On Indigenous knowledges as distinct from mythologies

Western perspectives have always pushed our ways of knowing into mythology. And then in turn, those of us who had gone to residential schools and come back have also viewed our own knowledge systems as just mythologies. But the truth is, we had a very, very deep understanding of the ecosystems and how they worked. 

As an example, when we talk about our origin story of being born through a hole in the sky, being children of the clouds in the wind: that wasn’t the literal belief; that was Western society saying it was a literal belief. Western society based everything initially off of Eurocentric religious perspectives. But for us, that just represented the idea that we had, that we thought we came from the stars, which is true.  When you look at the four basic elements that make up a star, that’s the four basic elements that make up human beings. So that’s the connection that we have, is the species being special. So the understanding that we had in the universe technically wasn’t wrong.

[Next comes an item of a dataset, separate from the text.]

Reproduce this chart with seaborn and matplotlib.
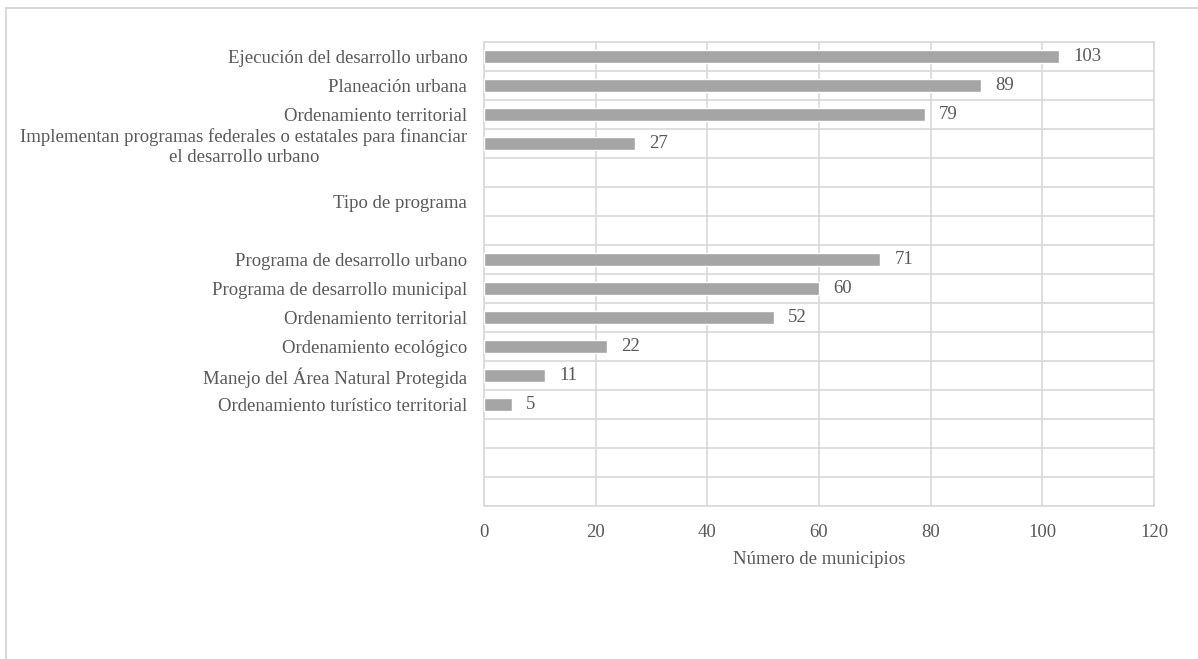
import numpy as np
import pandas as pd
import matplotlib
matplotlib.use('Agg')
import matplotlib.pyplot as plt
import seaborn as sns
from matplotlib.lines import Line2D

# Datos del gráfico (de arriba hacia abajo)
etiquetas = [
    'Ejecución del desarrollo urbano',
    'Planeación urbana',
    'Ordenamiento territorial',
    'Implementan programas federales o estatales para financiar\nel desarrollo urbano',
    '',
    'Tipo de programa',
    '',
    'Programa de desarrollo urbano',
    'Programa de desarrollo municipal',
    'Ordenamiento territorial',
    'Ordenamiento ecológico',
    'Manejo del Área Natural Protegida',
    'Ordenamiento turístico territorial',
    '',
    '',
    '',
]
valores = [103, 89, 79, 27, np.nan, np.nan, np.nan, 71, 60, 52, 22, 11, 5,
           np.nan, np.nan, np.nan]
x_ticks = [0, 20, 40, 60, 80, 100, 120]
x_label = 'Número de municipios'

COLOR_BARRA = '#a5a5a5'
COLOR_GRID = '#d9d9d9'
COLOR_TEXTO = '#595959'
FS = 13.5

sns.set_style('white')
plt.rcParams['font.family'] = ['Liberation Serif', 'DejaVu Serif']

df = pd.DataFrame({
    'clave': [f'c{i}' for i in range(len(etiquetas))],
    'valor': valores,
})

fig = plt.figure(figsize=(11.98, 6.59), dpi=100)
ax = fig.add_axes([484 / 1198, 1 - 506 / 659, (1154 - 484) / 1198, (506 - 42) / 659])

sns.barplot(data=df, x='valor', y='clave', orient='h', color=COLOR_BARRA,
            width=0.45, ax=ax, saturation=1, zorder=3)

n = len(etiquetas)
ax.set_xlim(0, 120)
ax.set_ylim(n - 0.5, -0.5)
ax.set_xticks(x_ticks)
ax.set_xticklabels([str(t) for t in x_ticks], fontsize=FS, color=COLOR_TEXTO)
ax.set_yticks(range(n))
ax.set_yticklabels(etiquetas, fontsize=FS, color=COLOR_TEXTO,
                   multialignment='center', linespacing=1.25)
ax.set_yticks(np.arange(-0.5, n, 1), minor=True)
ax.tick_params(axis='both', which='both', length=0)
ax.tick_params(axis='y', pad=12)
ax.tick_params(axis='x', pad=13)
ax.set_ylabel('')
ax.set_xlabel(x_label, fontsize=FS, color=COLOR_TEXTO, labelpad=7)

ax.grid(True, axis='x', which='major', color=COLOR_GRID, lw=1.2, zorder=0)
ax.grid(True, axis='y', which='minor', color=COLOR_GRID, lw=1.2, zorder=0)
ax.grid(False, axis='y', which='major')
for s in ax.spines.values():
    s.set_color(COLOR_GRID)
    s.set_linewidth(1.2)

# Etiquetas de valor
for i, v in enumerate(valores):
    if not np.isnan(v):
        ax.annotate(f'{int(v)}', xy=(v, i), xytext=(10, 0),
                    textcoords='offset points', ha='left', va='center',
                    fontsize=FS, color=COLOR_TEXTO)

# Marco exterior (solo lados visibles: superior e izquierdo)
fig.add_artist(Line2D([6 / 1198, 1], [1 - 8 / 659, 1 - 8 / 659],
                      transform=fig.transFigure, color=COLOR_GRID, lw=1.5))
fig.add_artist(Line2D([6 / 1198, 6 / 1198], [0, 1 - 8 / 659],
                      transform=fig.transFigure, color=COLOR_GRID, lw=1.5))

fig.savefig('out.png', dpi=100)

The way that I am talking about Indigenous knowledges (I typically call it “knowledges” plural because there are different ways of knowing) doesn’t take away from solid research. And in that same respect, Indigenous knowledges are peer review-able. They’re peer reviewed — in our societies we didn’t just come up with ideas and everyone would follow this person.That’s the Eurocentric perspective of what Indigenous people are. For example, the Chiefs didn’t make decisions for everyone in my society. The Chiefs were the face of decision makers who were a group of matriarchs, Elders, educated people who would all make decisions. And then the Chief would enact those decisions to the larger House group. And there wasn’t one Chief that ruled a Nation. There were multiple House groups — we broke down our whole Nation into 62 different House groups and each of those House groups lived in their own part of the territory. These processes were very key in how you would make decisions. So when we would have an idea related to knowing the world, we would bring that to a feast and all the different invited Nations and House groups would get together and they would confer on this idea and they would discuss this idea and by the end of winter they had come to the conclusion of what they wanted to decide for whatever that idea was. That’s how we make decisions. Sometimes, it would take longer than that. And that’s the same way research works. I think the plural perspective is more important to research than anything else because you have different perspectives. You’re going to have a wider range of potential solutions for anything.

And we are very open to change. The term “traditional knowledge” — that is another Eurocentric word that was used to place us in a very specific period of time so that we no longer had power in our knowledge. That is very purposeful. That’s something that I want to destroy: the idea that we did not evolve. You can’t exist in a complex society for tens of thousands of years in one location without having a very innate ability to adapt both with your knowledge and in your societies. So  this is just a new way for us. I’m trying to break through all the stifling of the institutionalized barriers that we have to deal with so that our people can better showcase our ways of knowing to the world in a good way.